PITY THE POOR CORPORATIONS

Joseph Heller’s novel, “Catch-22” tells the story of a group of bomber pilots and crew members in a fictional combat squadron stationed in Italy during World War II. All the pilots and crew members want to go home but a certain number of missions have to be flown in order for that to happen.

The problem is, that every time the crew members reach the required number of missions, that number is raised again. The only other way for anyone to get out of the unit is because of insanity.

The “catch” from the title is this: To be declared insane it is necessary for crew members to ask for a transfer based on insanity -- but asking for the transfer proves that crew members are sane because any sane person would want out of the unit.

Many female and former female employees of Wal-Mart have been placed in a similar situation by the right-thinking justices of the U.S. Supreme Court. It’s an interesting story that ends with a feat of legal sleight-of-hand that would have made Harry Houdini jealous.

The original case has been working its way through the judicial system for some time, most recently as a class-action suit, but the Supremes have now ruled that the plaintiffs don’t have enough in common to be called a “class.”

Women in 4000 or so Wal-Mart stores across the United States had claimed that the practice of leaving promotions to local managers, with no standard policy, led to generalized discrimination against female employees.

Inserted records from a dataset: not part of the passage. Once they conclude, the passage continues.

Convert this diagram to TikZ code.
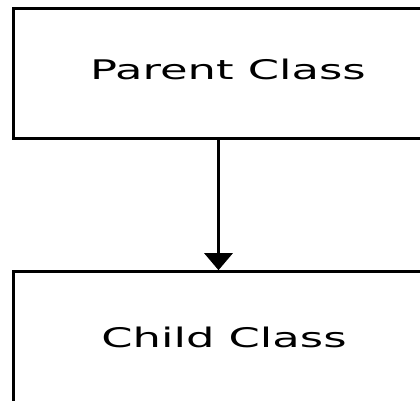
\documentclass[tikz,border=0pt]{standalone}
\usepackage{fontspec}
\setmainfont{DejaVu Sans}
\usetikzlibrary{arrows.meta,positioning}
\tikzset{
classbox/.style = {draw=black, line width=3pt, inner sep=0pt, anchor=north west, text depth=9pt,
font=\fontsize{27}{32}\selectfont},% boite de classe
arrow_b/.style = {line width=3pt, -{Triangle[width=28pt, length=17pt]}}% fleche heritage
}
\newcommand{\wide}[1]{\scalebox{1.66}[1]{#1}}
\begin{document}
\begin{tikzpicture}
	\useasboundingbox (0,0) rectangle (420pt,-400pt);
	\node [classbox, minimum width=429pt, minimum height=130.2pt] (parent) at (12pt,-7pt) {\wide{Parent Class}};
	\node [classbox, minimum width=421pt, minimum height=140pt] (child) at (12pt,-270.2pt) {\wide{Child Class}};
	\draw [arrow_b] ([xshift=-9.5pt]parent.south) -- ([xshift=-9.5pt]parent.south |- child.north);
\end{tikzpicture}
\end{document}
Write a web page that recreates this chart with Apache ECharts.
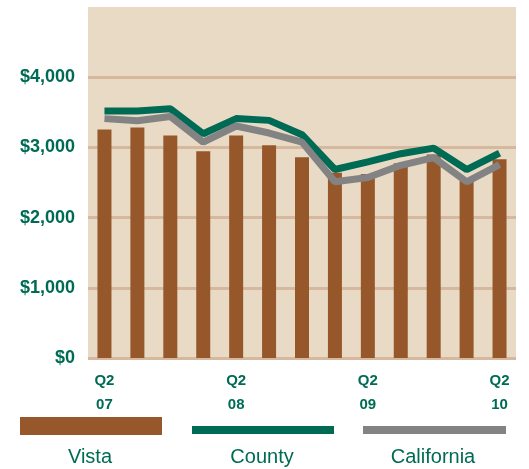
<!DOCTYPE html>
<html><head><meta charset="utf-8">
<script src="https://cdn.jsdelivr.net/npm/echarts@6/dist/echarts.min.js"></script>
<style>html,body{margin:0;padding:0;background:#fff}#c{width:529px;height:469px}</style>
</head><body><div id="c"></div>
<script>
var categories = ['Q2\n07','Q3 07','Q4 07','Q1 08','Q2\n08','Q3 08','Q4 08','Q1 09','Q2\n09','Q3 09','Q4 09','Q1 10','Q2\n10'];
var vista = [3255, 3285, 3170, 2945, 3170, 3030, 2860, 2640, 2620, 2775, 2900, 2530, 2830];
var county = [3520, 3520, 3550, 3195, 3410, 3385, 3180, 2685, 2795, 2910, 2990, 2685, 2920];
var california = [3410, 3380, 3440, 3075, 3305, 3205, 3075, 2510, 2570, 2745, 2855, 2510, 2755];
var yTicks = [0, 1000, 2000, 3000, 4000];
var legendNames = ['Vista', 'County', 'California'];

var green = '#006B54', brown = '#96582A', gray = '#838383';
var font = '"Liberation Sans Narrow", "Liberation Sans", Arial, sans-serif';
var chart = echarts.init(document.getElementById('c'), null, {renderer: 'canvas'});
chart.setOption({
  animation: false,
  grid: {left: 88, right: 13, top: 7, bottom: 111, show: true, backgroundColor: '#E8DAC5', borderWidth: 0},
  xAxis: {
    type: 'category', data: categories, boundaryGap: true,
    axisLine: {show: false}, axisTick: {show: false},
    axisLabel: {interval: 3, color: green, fontFamily: font, fontWeight: 'bold', fontSize: 15, lineHeight: 24, margin: 11,
      formatter: function (v) { return v.indexOf('\n') >= 0 ? v : ''; }}
  },
  yAxis: {
    type: 'value', min: 0, max: 5000, interval: 1000,
    axisLine: {show: false}, axisTick: {show: false},
    axisLabel: {color: green, fontFamily: font, fontWeight: 'bold', fontSize: 18, margin: 13,
      formatter: function (v) { return yTicks.indexOf(v) >= 0 ? '$' + v.toLocaleString('en-US') : ''; }},
    splitLine: {lineStyle: {color: ['#D5B89E','#D5B89E','#D5B89E','#D5B89E','#D5B89E','rgba(0,0,0,0)'], width: 3}}
  },
  legend: [
    {left: 20, top: 417, itemWidth: 142, itemHeight: 18, itemGap: 0, padding: 0, formatter: function(){return '';}, data: [{name: 'Vista', icon: 'rect'}], selectedMode: false},
    {left: 192, top: 426, itemWidth: 142, itemHeight: 8, itemGap: 0, padding: 0, formatter: function(){return '';}, data: [{name: 'County', icon: 'rect'}], selectedMode: false},
    {left: 363, top: 426, itemWidth: 143, itemHeight: 8, itemGap: 0, padding: 0, formatter: function(){return '';}, data: [{name: 'California', icon: 'rect'}], selectedMode: false}
  ],
  graphic: legendNames.map(function (n, i) {
    var cx = [90, 262, 433][i];
    return {type: 'text', x: cx, y: 457, style: {text: n, fill: green, font: '20px ' + font, align: 'center', verticalAlign: 'middle'}};
  }),
  series: [
    {name: 'Vista', type: 'bar', data: vista, barWidth: 14, itemStyle: {color: brown}},
    {name: 'County', type: 'line', data: county, showSymbol: false, symbol: 'none', lineStyle: {color: green, width: 7}, itemStyle: {color: green}},
    {name: 'California', type: 'line', data: california, showSymbol: false, symbol: 'none', lineStyle: {color: gray, width: 7}, itemStyle: {color: gray}}
  ]
});
</script></body></html>
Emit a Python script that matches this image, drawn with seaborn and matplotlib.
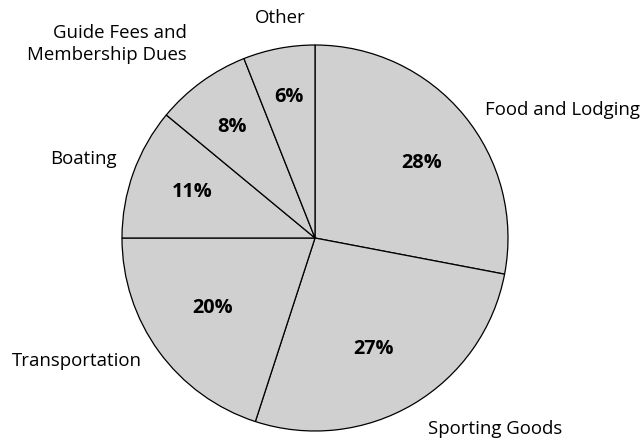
import matplotlib
matplotlib.use("Agg")
import seaborn as sns
from matplotlib import pyplot as plt

# spending categories, clockwise from 12 o'clock
categories = ["Food and Lodging", "Sporting Goods", "Transportation",
              "Boating", "Guide Fees and\nMembership Dues", "Other"]
shares = [28, 27, 20, 11, 8, 6]

sns.set_theme(style="white")
plt.rcParams['font.family'] = ['Open Sans', 'DejaVu Sans']

fig = plt.figure(figsize=(6.44, 4.40), dpi=100)
ax = fig.add_axes([0, 0, 1, 1])

wedges, texts, autotexts = ax.pie(
    shares, labels=categories, startangle=90, counterclock=False,
    center=(315, 202), radius=193, colors=["#d0d0d0"] * len(shares),
    wedgeprops=dict(edgecolor="black", linewidth=0.9),
    autopct="%d%%", pctdistance=0.7, frame=True,
    textprops=dict(fontsize=13.4, color="black"))

# place outer labels like the original
label_pos = [(562, 330, "center"), (495, 11, "center"), (77, 79, "center"),
             (83, 281, "center"), (187, 396, "right"), (280, 422, "center")]
for t, (x, y, ha) in zip(texts, label_pos):
    t.set_position((x, y))
    t.set_ha(ha)
    t.set_va("center")
    if ha == "right":
        t.set_multialignment("right")
        t.set_linespacing(1.25)

pct_pos = [(422, 277), (374, 91), (213, 132), (192, 248), (232, 313), (289, 343)]
for t, (x, y) in zip(autotexts, pct_pos):
    t.set_position((x, y))
    t.set_fontweight("bold")
    t.set_fontsize(14.3)

ax.set_xlim(0, 644)
ax.set_ylim(0, 440)
ax.set_aspect("equal")
ax.axis("off")

fig.savefig("out.png", dpi=100, facecolor="white")
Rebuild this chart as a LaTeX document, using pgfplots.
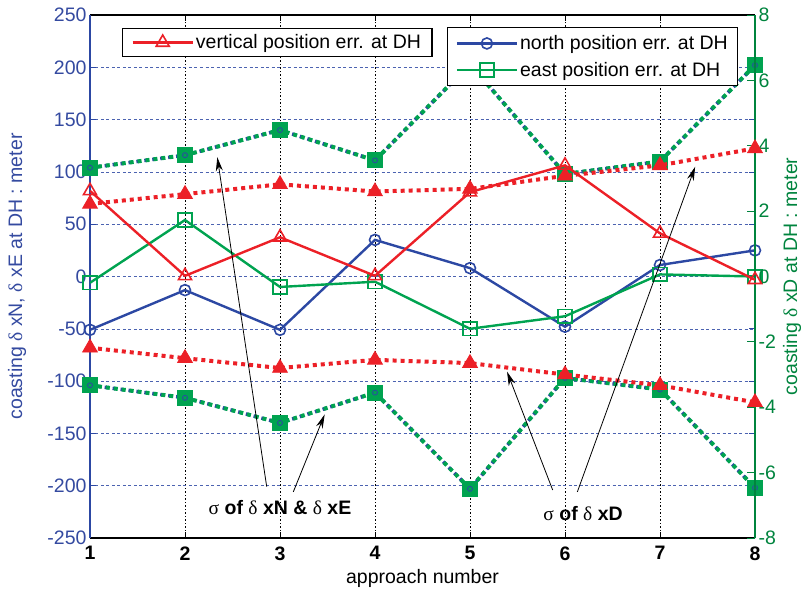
\documentclass[border=0pt]{standalone}
\usepackage{pgfplots}
\pgfplotsset{compat=1.18}
\usepackage{pgfplotstable}
\usepackage{fontspec}
\setmainfont{Liberation Sans}
\newfontfamily\symfont{Liberation Serif}
\usetikzlibrary{arrows.meta}

\definecolor{nblue}{RGB}{44,72,163}
\definecolor{tblue}{RGB}{52,74,160}
\definecolor{egreen}{RGB}{0,163,80}
\definecolor{vred}{RGB}{236,32,39}
\definecolor{rgreen}{RGB}{0,132,62}

\newcommand{\fs}{\fontsize{19.5}{23}\selectfont}
\newcommand{\dl}{{\symfont\mdseries δ}}
\newcommand{\sg}{{\symfont\mdseries σ}}

% horizontal errors (left axis, meter)
\pgfplotstableread{
x  north  east  sigup  siglo
1  -51    -6    104    -104
2  -13    54    116    -116
3  -51    -10   140    -140
4   35    -5    111    -111
5    8    -50   203    -203
6  -48    -38    98     -97
7   11     2    110    -108
8   25     0    202    -202
}\horiz

% vertical error (right axis, meter)
\pgfplotstableread{
x  vert   sigup  siglo
1   2.62  2.22   -2.18
2   0.02  2.52   -2.50
3   1.20  2.82   -2.80
4   0.02  2.60   -2.55
5   2.58  2.68   -2.65
6   3.40  3.08   -3.00
7   1.32  3.40   -3.33
8  -0.10  3.92   -3.85
}\vertd

\pgfplotsset{
  longleg/.style={legend image code/.code={%
    \draw[mark repeat=2,mark phase=2,line width=2.4pt] plot coordinates {(0pt,0pt) (30pt,0pt) (60pt,0pt)};}},
  dotline/.style={line width=4pt, dash pattern=on 4pt off 4pt},
}

\begin{document}
\begin{tikzpicture}
\useasboundingbox (-90pt,-57pt) rectangle (711pt,538pt);

\begin{axis}[
  at={(0,0)}, anchor=south west,
  scale only axis, width=665pt, height=523pt,
  xmin=1, xmax=8, ymin=-250, ymax=250,
  xtick={1,...,8}, ytick distance=50,
  separate axis lines,
  x axis line style={black, line width=1.6pt},
  y axis line style={nblue, line width=1.6pt},
  tick align=inside, major tick length=6pt,
  xtick style={black, line width=0.8pt},
  ytick style={nblue, line width=0.8pt},
  xmajorgrids, ymajorgrids,
  x grid style={black, dash pattern=on 1.5pt off 2pt, line width=0.6pt},
  y grid style={nblue!85, dash pattern=on 3pt off 2.5pt, line width=0.6pt},
  /pgf/number format/assume math mode=true,
  yticklabel style={tblue, font=\fs},
  xticklabel style={black, font=\fs\bfseries, yshift=-5pt},
  xlabel={approach number},
  xlabel style={font=\fs, at={(axis description cs:0.5,0)}, anchor=center, yshift=-40pt},
  ylabel={coasting \dl{} xN, \dl{} xE at DH : meter},
  ylabel style={font=\fs, tblue, at={(axis description cs:-0.1098,0.5)}, anchor=center},
  legend style={at={(0.537,0.977)}, anchor=north west, font=\fs, draw=black,
    line width=1.2pt, fill=white, inner xsep=8pt, inner ysep=6pt, row sep=7pt},
  legend cell align=left,
  longleg,
]
% one-sigma envelopes of north and east errors
\addplot[forget plot, nblue, line width=3.5pt, dash pattern=on 4pt off 4pt, dash phase=1.2pt] table[x=x,y=sigup]{\horiz};
\addplot[forget plot, nblue, line width=3.5pt, dash pattern=on 4pt off 4pt, dash phase=1.2pt] table[x=x,y=siglo]{\horiz};
\addplot[forget plot, egreen, dotline, mark=square*, mark size=7.5pt, mark options={solid, line width=0.8pt}] table[x=x,y=sigup]{\horiz};
\addplot[forget plot, egreen, dotline, mark=square*, mark size=7.5pt, mark options={solid, line width=0.8pt}] table[x=x,y=siglo]{\horiz};
\addplot[forget plot, only marks, nblue, mark=o, mark size=2.5pt, mark options={line width=0.8pt}] table[x=x,y=sigup]{\horiz};
\addplot[forget plot, only marks, nblue, mark=o, mark size=2.5pt, mark options={line width=0.8pt}] table[x=x,y=siglo]{\horiz};
% errors
\addplot[nblue, line width=2.4pt, mark=o, mark size=5.5pt, mark options={line width=1.6pt}] table[x=x,y=north]{\horiz};
\addlegendentry{north position err. at DH}
\addplot[egreen, line width=2.4pt, mark=square, mark size=6.8pt, mark options={line width=1.6pt}] table[x=x,y=east]{\horiz};
\addlegendentry{east position err. at DH}
\end{axis}

\begin{axis}[
  at={(0,0)}, anchor=south west,
  scale only axis, width=665pt, height=523pt,
  xmin=1, xmax=8, ymin=-8, ymax=8,
  ytick distance=2,
  axis x line=none, axis y line*=right,
  y axis line style={rgreen, line width=1.6pt, -},
  tick align=inside, major tick length=8pt,
  ytick style={rgreen, line width=0.8pt},
  /pgf/number format/assume math mode=true,
  yticklabel style={rgreen, font=\fs},
  ylabel={coasting \dl{} xD at DH : meter},
  ylabel style={font=\fs, rgreen, at={(axis description cs:1.0556,0.5)}, anchor=center},
  legend style={at={(0.048,0.975)}, anchor=north west, font=\fs, draw=black,
    line width=1.2pt, fill=white, inner xsep=9pt, inner ysep=4pt},
  legend cell align=left,
  longleg,
]
% one-sigma envelope of vertical error
\addplot[forget plot, vred, dotline, mark=triangle*, mark size=8.5pt, mark options={solid, line width=0.8pt}] table[x=x,y=sigup]{\vertd};
\addplot[forget plot, vred, dotline, mark=triangle*, mark size=8.5pt, mark options={solid, line width=0.8pt}] table[x=x,y=siglo]{\vertd};
\addplot[vred, line width=2.4pt, mark=triangle, mark size=7.5pt, mark options={line width=1.6pt}] table[x=x,y=vert]{\vertd};
\addlegendentry{vertical position err. at DH}

% annotations
\draw[-{Stealth[length=14pt,width=7pt]}, line width=0.8pt] (2.86,-6.43) -- (2.34,3.65);
\draw[-{Stealth[length=14pt,width=7pt]}, line width=0.8pt] (3.14,-6.59) -- (3.47,-4.22);
\node[font=\fs\bfseries] at (3.0,-7.08) {\sg{} of \dl{} xN \& \dl{} xE};
\draw[-{Stealth[length=14pt,width=7pt]}, line width=0.8pt] (5.87,-6.53) -- (5.39,-2.91);
\draw[-{Stealth[length=14pt,width=7pt]}, line width=0.8pt] (6.13,-6.59) -- (7.37,3.36);
\node[font=\fs\bfseries] at (6.19,-7.24) {\sg{} of \dl{} xD};
\end{axis}
\end{tikzpicture}
\end{document}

The Supreme Court agreed that Wal-Mart has no standard policy for promotions and for that very reason the class action suit couldn’t be allowed to proceed -- because Wal-Mart allowed mostly male managers a free hand in promotions.

More than 70 percent of Wal-Mart’s hourly workers are female, but women represent less than 10 percent of store managers and 4 percent of district managers, according to the lawsuit.

It’s pretty easy to see why current and former female employees might have begun to suspect a deliberate policy of corporate discrimination against women. Not so, ruled the majority of our nation’s highest court.

By implication, all the would-be plaintiffs in the class action suit had merely jumped to conclusions based on statistics. Mind you, statistics have been consistently used to prove other forms of discrimination, but the current Supremes are not big on legal precedents.

Individual lawsuits against Wal-Mart alleging discrimination can go forward, the Supremes said.

It will be more difficult, of course, because the Supreme Court has ruled that statistics don’t count – and in order to win discrimination suits, the individuals involved would have to talk their fellow employees, many still drawing Wal-Mart paychecks, into testifying on their behalf.

This would be some feat considering that the Supreme Court has just crushed an effort to make Wal-Mart accountable for how employees are treated.

It’s a novel approach to judicial thinking. Nobody denies that the policy of leaving promotions strictly to the discretion of mostly male managers has caused discrimination, but Wal-Mart the corporation can’t be held responsible because the people running it never created a fair, uniform code that covered all the 4,000 stores involved.

Furthermore, the Supremes didn’t even order Wal-Mart to fix the system-wide policy. Corporations have rights that apparently outweigh human rights. If the courts interfere with corporations, who knows what it will lead to – and who else has enough money to support politicians in the manner to which they have become accustomed?